Questions Worth Asking Any Vendor
Does the system’s security bound hold against a computationally unbounded adversary? If so, where is the formal proof, and has it been reviewed at a cryptography-specific venue?
What specific assumption from Shannon’s theorem has been relaxed, and what is the quantified security loss?
If the system depends on a secret state shorter than the message (a ratchet, a shared seed, extraction metadata), what protects that state? What are the security assumptions of that protection mechanism?
Has the scheme received independent cryptanalysis from researchers unaffiliated with the vendor?
If the answer to the first question is “no,” then the system is computationally secure, and the information-theoretic marketing is inaccurate. That does not make the system worthless. It makes the label wrong.

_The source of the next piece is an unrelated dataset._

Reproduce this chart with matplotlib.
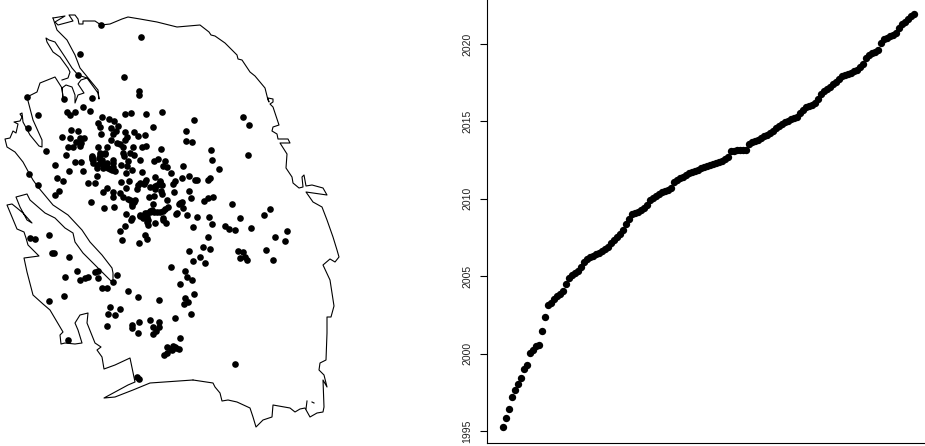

In cryptography, wrong labels get people hurt.
The Bottom Line
Shannon’s perfect secrecy theorem comes with a cost that no amount of engineering can remove, because the cost is a mathematical theorem, not a limitation of 1949-era technology. Any scheme that claims to deliver OTP-grade security without OTP-grade key distribution has changed the security model. Changing the security model can be valid and useful work. Concealing the change behind a name that borrows the authority of the original is not.
When a vendor puts “perfect secrecy” in the product name but ships shorter-than-message keys, the question is always the same: what did you trade away, and are you telling your customers?